Destination guide: Iguazu
Useful information about Iguazu
The type of food offered in Iguazu varies greatly owing to the influence of the three countries united here at their borders. The most typical dishes are made with fish namely dorado, surubi, pacu, paty and manguruyu, served either grilled, baked or fried (breaded).
Chipas or chipacitos are also very typical. These delicious small breads, made of mandioca flour that tastes like melted cheese, are commonly found in the Paraguayan area and on the Argentinean seaside.
Finally, “mate” is the most typical infusion throughout the region. This delicate herb, steeped in hot water, is drunk over and over again through a straw usually made of silver, and has a stimulating and antioxidant effect.
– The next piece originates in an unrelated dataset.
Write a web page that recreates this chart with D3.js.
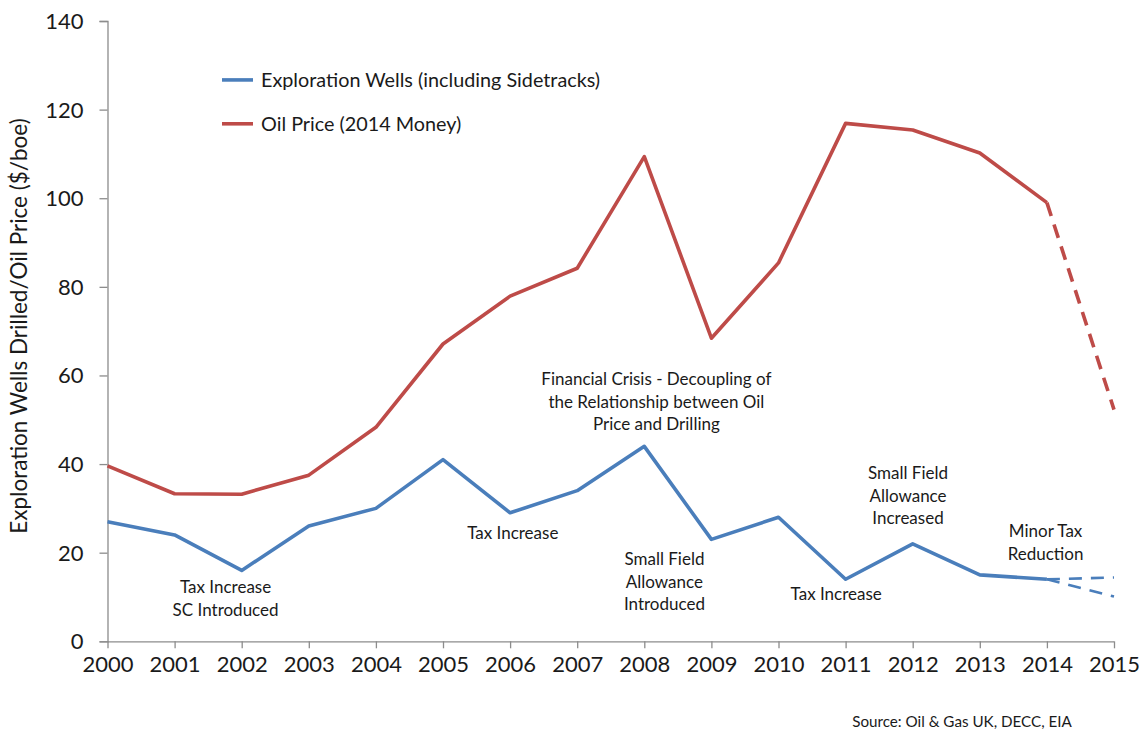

The official currency of Argentina is the argentinean peso ($ARS). Bills of 2, 5, 10, 20, 50 and 100 pesos are issued, while coins of 5, 10, 25 and 50 centavos and 1 peso are also issued. Nevertheless, the US dollar (US$) is widely accepted at most tourist places.
All goods and services include a 21% Value Added Tax (VAT). As a foreign tourist, if you purchase a nationally manufactured product worth 70 pesos or more, you have the option of requesting a VAT rebate. For tax-free shopping, the vendor must provide the original Type B receipt and a Global Refund Cheque. Upon leaving the country, these two documents must be presented at Customs in addition to the item that was purchased so they can be stamped and the check can be cashed.
The official language spoken in Iguazu and throughout Argentina is spanish.
Before leaving on your trip to Argentina, keep in mind that most of the country is located in the GMT -3 time zone. During the summer however, some provinces fall one hour behind the official time.
Electrical outlets in Argentina operate at 220 volts and 50 Hertz. If any of your electronic devices operate at a different voltage, you are encouraged to travel with a power adaptor.